UAE, GCC relieved by Fed rate halt

Published May 7th, 2023 - 08:14 GMT
UAE, GCC relieved by Fed interest rate halt
Multi-ethnic workplace depicting Arabs and foreigners discussing business in a meeting - Shutterstock

IMF predicts economic slowdown in MENA region

ALBAWABA – Businesses and consumers alike, in the United Arab Emirates (UAE), can catch a breath from the sprint of consecutive interest rate hikes by the United States (US) Federal Reserve Board (Fed) and their repercussions on the economy, as reported by Dubai-based news outlet Gulf Times.

At least for now, the Fed announced there will be no more rate hikes until they reconvene in June.

The UAE Dirham (AED) is pegged to the U.S. dollar, as is the case for most countries in the Gulf Cooperation Council (GCC) region, including Saudi Arabia and Jordan.

Therefore, the central banks of these countries are obligated to match the Fed’s rate hikes, every single time.

Since March 2022, Jordan and the UAE, as well as the rest of the GCC countries, have all had to keep up, which means higher local interest rates, resulting in pressures on their local economies.

The reason why is because this latest “one-and-done” 0.25 percent interest rate, as described by Gulf Times, was a relief is because the Fed came across as hopeful for the near future.

As Fed Chair Jerome Powell stated on Wednesday, the board is fairly confident that their policies to curb interest rates will succeed, and that it is only a matter of time. 

US x local interest rates

Matching the federal interest rate has increased interest rates locally for borrowers.

For now, hitting pause on the rate hikes means a temporary stop to rising costs of living in most Arab countries, and a cap on the increased costs of borrowing for businesses and individuals.

This comes as a bit of good news as the International Monetary Fund (IMF) had already announced challenging forecasts, on May 3, for the Gulf and Middle East and North Africa (MENA) regions.

According to the IMF report, economic growth in the MENA region is expected to slow down as tighter policies to tackle inflation, reduce vulnerabilities, and rebuild buffers stifle economic activity.

This is in addition to oil production cuts, which will affect the inflow of oil revenues for various oil producing countries in the region.

More so, the ongoing decline in oil prices and expected drop in demand for oil, resulting from the recent and consecutive Fed rate hikes, will also affect oil exporting countries. The interest rate hikes increased the cost of importing oil for countries settling oil transactions in other currencies.

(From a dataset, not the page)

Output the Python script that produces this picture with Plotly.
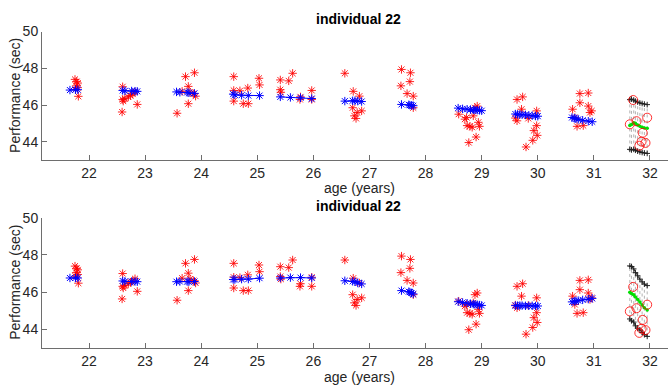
import plotly.graph_objects as go

# ---------------- data ----------------
red22_x = [21.75, 21.78, 21.80, 21.77, 21.80, 21.76, 21.81]
red22_y = [47.40, 47.28, 47.20, 47.05, 46.95, 46.85, 46.48]
red23_x = [22.60, 22.60, 22.61, 22.64, 22.70, 22.74, 22.78, 22.82, 22.86, 22.59]
red23_y = [47.00, 46.31, 46.22, 46.35, 46.45, 46.52, 46.60, 46.72, 46.04, 45.63]
red24_x = [23.57, 23.66, 23.72, 23.77, 23.80, 23.77, 23.88, 23.90, 23.86]
red24_y = [45.56, 46.75, 47.55, 47.02, 46.70, 46.08, 47.76, 46.49, 46.62]
red25_x = [24.58, 24.58, 24.58, 24.69, 24.75, 24.84, 24.83, 25.03, 25.04]
red25_y = [47.55, 46.80, 46.22, 46.78, 46.08, 46.08, 46.93, 47.46, 47.10]
red26_x = [25.41, 25.56, 25.63, 25.41, 25.42, 25.77, 25.76, 25.97, 25.97]
red26_y = [47.37, 47.32, 47.73, 46.84, 46.70, 46.45, 46.31, 46.80, 46.31]
red27_x = [26.56, 26.71, 26.82, 26.70, 26.78, 26.86, 26.76, 26.73]
red27_y = [47.73, 46.75, 46.49, 45.86, 45.60, 45.69, 45.28, 45.42]
red28_x = [27.57, 27.73, 27.72, 27.56, 27.67, 27.78, 27.78]
red28_y = [47.94, 47.76, 47.28, 47.05, 46.63, 46.49, 45.86]
red29_x = [28.59, 28.70, 28.74, 28.77, 28.88, 28.73, 28.85, 28.79, 28.94, 28.96, 28.90, 28.83, 28.92]
red29_y = [45.51, 45.24, 44.89, 43.97, 45.86, 45.33, 45.42, 44.85, 45.07, 44.85, 44.27, 44.80, 45.95]
red30_x = [29.63, 29.73, 29.71, 29.63, 29.98, 29.83, 29.98, 29.93, 29.99, 29.91, 29.79, 29.60]
red30_y = [46.31, 46.45, 45.78, 45.15, 45.69, 45.28, 44.89, 44.62, 44.36, 44.09, 43.73, 45.30]
red31_x = [30.75, 30.90, 30.75, 30.90, 30.96, 30.62, 30.66, 30.70, 30.81, 30.93]
red31_y = [46.63, 46.66, 46.13, 45.95, 45.69, 45.78, 45.33, 44.85, 44.89, 45.60]

blue22_x = [21.66, 21.76, 21.80]
blue23_x = [22.60, 22.64, 22.76, 22.82, 22.86]
blue24_x = [23.56, 23.62, 23.75, 23.78, 23.88]
blue25_x = [24.57, 24.60, 24.72, 24.84, 25.04]
blue26_x = [25.41, 25.59, 25.77, 25.97]
blue27_x = [26.56, 26.70, 26.74, 26.79, 26.86]
blue28_x = [27.57, 27.70, 27.72, 27.75, 27.78]
blue29_x = [28.58, 28.66, 28.74, 28.80, 28.85, 28.88, 28.92, 28.96, 29.00]
blue30_x = [29.60, 29.64, 29.68, 29.72, 29.78, 29.84, 29.90, 29.96, 30.00]
blue31_x = [30.61, 30.65, 30.68, 30.72, 30.80, 30.90, 30.97]

# top panel fitted values
top22_y = [46.82, 46.84, 46.84]
top23_y = [46.80, 46.78, 46.77, 46.76, 46.75]
top24_y = [46.72, 46.70, 46.69, 46.67, 46.64]
top25_y = [46.60, 46.56, 46.54, 46.52, 46.52]
top26_y = [46.45, 46.42, 46.40, 46.36]
top27_y = [46.22, 46.24, 46.24, 46.22, 46.20]
top28_y = [46.04, 46.02, 46.00, 45.99, 45.97]
top29_y = [45.84, 45.80, 45.78, 45.76, 45.75, 45.74, 45.73, 45.72, 45.70]
top30_y = [45.52, 45.50, 45.49, 45.48, 45.47, 45.45, 45.43, 45.41, 45.40]
top31_y = [45.33, 45.29, 45.26, 45.23, 45.18, 45.13, 45.10]

# bottom panel fitted values
bot22_y = [46.76, 46.76, 46.76]
bot23_y = [46.60, 46.58, 46.57, 46.57, 46.56]
bot24_y = [46.56, 46.57, 46.57, 46.56, 46.57]
bot25_y = [46.68, 46.68, 46.70, 46.70, 46.75]
bot26_y = [46.76, 46.78, 46.78, 46.76]
bot27_y = [46.61, 46.58, 46.56, 46.49, 46.44]
bot28_y = [46.08, 46.02, 46.00, 45.95, 45.90]
bot29_y = [45.48, 45.44, 45.40, 45.37, 45.35, 45.34, 45.32, 45.30, 45.28]
bot30_y = [45.27, 45.27, 45.27, 45.27, 45.26, 45.26, 45.26, 45.25, 45.25]
bot31_y = [45.47, 45.50, 45.52, 45.54, 45.58, 45.62, 45.66]

# prediction at age 32
pred_x = [31.64, 31.67, 31.71, 31.74, 31.78, 31.82, 31.86, 31.90, 31.95]
top_pred = [44.89, 44.95, 45.05, 45.02, 44.93, 44.86, 44.80, 44.76, 44.74]
top_upper = [46.30, 46.33, 46.28, 46.22, 46.17, 46.12, 46.09, 46.06, 46.03]
top_lower = [43.60, 43.57, 43.60, 43.55, 43.50, 43.46, 43.43, 43.40, 43.38]
bot_pred = [45.99, 45.92, 45.85, 45.73, 45.60, 45.47, 45.30, 45.15, 45.03]
bot_upper = [47.41, 47.38, 47.25, 47.05, 46.88, 46.70, 46.55, 46.43, 46.35]
bot_lower = [44.55, 44.45, 44.38, 44.18, 44.05, 43.95, 43.82, 43.70, 43.61]
obs32_x = [31.70, 31.64, 31.76, 31.95, 31.87, 31.85, 31.92, 31.81]
obs32_y = [46.28, 44.96, 45.13, 45.32, 44.50, 44.02, 43.95, 43.80]

x_ticks = [22, 23, 24, 25, 26, 27, 28, 29, 30, 31, 32]
y_ticks = [44, 46, 48, 50]
title_text = "individual 22"
x_title = "age (years)"
y_title = "Performance (sec)"

# ---------------- build ----------------
red_x = [red22_x, red23_x, red24_x, red25_x, red26_x, red27_x, red28_x, red29_x, red30_x, red31_x]
red_y = [red22_y, red23_y, red24_y, red25_y, red26_y, red27_y, red28_y, red29_y, red30_y, red31_y]
blue_x = [blue22_x, blue23_x, blue24_x, blue25_x, blue26_x, blue27_x, blue28_x, blue29_x, blue30_x, blue31_x]
top_y = [top22_y, top23_y, top24_y, top25_y, top26_y, top27_y, top28_y, top29_y, top30_y, top31_y]
bot_y = [bot22_y, bot23_y, bot24_y, bot25_y, bot26_y, bot27_y, bot28_y, bot29_y, bot30_y, bot31_y]


def join(groups):
    out = []
    for i, g in enumerate(groups):
        if i:
            out.append(None)
        out.extend(g)
    return out


fig = go.Figure()

panels = [("x", "y", top_y, top_pred, top_upper, top_lower),
          ("x2", "y2", bot_y, bot_pred, bot_upper, bot_lower)]

for xa, ya, fit_y, pr, up, lo in panels:
    # red observations
    fig.add_trace(go.Scatter(
        x=join(red_x), y=join(red_y), mode="markers", xaxis=xa, yaxis=ya,
        marker=dict(symbol="asterisk-open", size=7, color="rgba(255,0,0,0.85)",
                    line=dict(width=1, color="rgba(255,0,0,0.85)")),
        showlegend=False, hoverinfo="skip"))
    # blue fitted
    fig.add_trace(go.Scatter(
        x=join(blue_x), y=join(fit_y), mode="lines+markers", xaxis=xa, yaxis=ya,
        line=dict(color="#0000ff", width=1),
        marker=dict(symbol="asterisk-open", size=7, color="#0000ff",
                    line=dict(width=1, color="#0000ff")),
        showlegend=False, hoverinfo="skip"))
    # dotted vertical interval lines
    vx, vy = [], []
    for xv, a, b in zip(pred_x, lo, up):
        vx += [xv, xv, None]
        vy += [a, b, None]
    fig.add_trace(go.Scatter(
        x=vx, y=vy, mode="lines", xaxis=xa, yaxis=ya,
        line=dict(color="#a0a0a0", width=0.8, dash="dot"),
        showlegend=False, hoverinfo="skip"))
    # black bounds
    for band in (up, lo):
        fig.add_trace(go.Scatter(
            x=pred_x, y=band, mode="lines+markers", xaxis=xa, yaxis=ya,
            line=dict(color="#202020", width=1),
            marker=dict(symbol="cross-thin-open", size=4, color="#202020",
                        line=dict(width=1, color="#202020")),
            showlegend=False, hoverinfo="skip"))
    # green prediction
    fig.add_trace(go.Scatter(
        x=pred_x, y=pr, mode="lines+markers", xaxis=xa, yaxis=ya,
        line=dict(color="#00e000", width=1.5),
        marker=dict(symbol="circle", size=3.5, color="#00e000"),
        showlegend=False, hoverinfo="skip"))
    # red circles (observed at 32)
    fig.add_trace(go.Scatter(
        x=obs32_x, y=obs32_y, mode="markers", xaxis=xa, yaxis=ya,
        marker=dict(symbol="circle-open", size=9, color="rgba(255,0,0,0.8)",
                    line=dict(width=1, color="rgba(255,0,0,0.8)")),
        showlegend=False, hoverinfo="skip"))

W, H, ML = 668, 391, 42
PW = W - ML


def px_x(p):
    return (p - ML) / PW


def px_y(p):
    return 1 - p / H


axis_common = dict(showline=True, linecolor="#6e6e6e", linewidth=1,
                   ticks="inside", ticklen=5, tickcolor="#6e6e6e", tickwidth=1,
                   showgrid=False, zeroline=False, mirror=False,
                   tickfont=dict(family="Liberation Sans, Arial, sans-serif", size=14, color="#262626"))

fig.update_layout(
    width=W, height=H,
    margin=dict(l=ML, r=0, t=0, b=0),
    plot_bgcolor="white", paper_bgcolor="white",
    xaxis=dict(axis_common, range=[21.162, 32.321], tickvals=x_ticks, anchor="y",
               domain=[0, 1]),
    yaxis=dict(axis_common, range=[43, 50], tickvals=y_ticks, anchor="x",
               domain=[px_y(155.6), px_y(24)]),
    xaxis2=dict(axis_common, range=[21.162, 32.321], tickvals=x_ticks, anchor="y2",
                domain=[0, 1]),
    yaxis2=dict(axis_common, range=[43, 50], tickvals=y_ticks, anchor="x2",
                domain=[px_y(346.8), px_y(214.3)]),
)

font_txt = dict(family="Liberation Sans, Arial, sans-serif", size=14, color="#262626")
ann = []
for ty, xl_y, yl_y in [(11.5, 183.3, 89.8), (202.5, 377.0, 280.5)]:
    ann.append(dict(text="<b>" + title_text + "</b>", x=px_x(358), y=px_y(ty),
                    xref="paper", yref="paper", showarrow=False,
                    xanchor="center", yanchor="middle",
                    font=dict(family="Liberation Sans, Arial, sans-serif", size=14, color="black")))
    ann.append(dict(text=x_title, x=px_x(359), y=px_y(xl_y), xref="paper", yref="paper",
                    showarrow=False, xanchor="center", yanchor="middle", font=font_txt))
    ann.append(dict(text=y_title, x=px_x(15), y=px_y(yl_y), xref="paper", yref="paper",
                    showarrow=False, xanchor="center", yanchor="middle", textangle=-90,
                    font=font_txt))
fig.update_layout(annotations=ann)

fig.write_html("out.html")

Interest rate hikes affect oil prices
Interest rate hikes affect oil prices - Shutterstock

Promising growth, despite rate hikes

Nonetheless, business prospects remain bullish, according to Gulf Times, as the current state of the UAE market remains stable with opportunities for growth - if acted upon in time.

“Our business customers have been dealing with and managing the impact of increasing rates for the past 2 years,” said Dhiraj Kunwar, Managing Director of Business Banking at National Bank of Ras Al-Khaimah (RAKBank).

Customers appear ready to borrow despite increasing rates, as they see the potential for strong returns to be able to service their debt, Kunwar stated to the Dubai based news outlet.

In an article by Massoud Derhally, in The National News, chief economist at Riyad Bank Naif Al-Ghaith is quoted saying that “Long-term business expansion plans have made the rate of job creation slightly stronger than seen on average in the first quarter of 2023”.

According to Derhally, business activity in the non-oil private sectors of Saudi Arabia and the UAE continued to improve in April on higher output and new orders.

Despite the various aspects in which interest rate hikes have increased the costs of doing business and borrowing money, future expectations remain optimistic, the economist explains.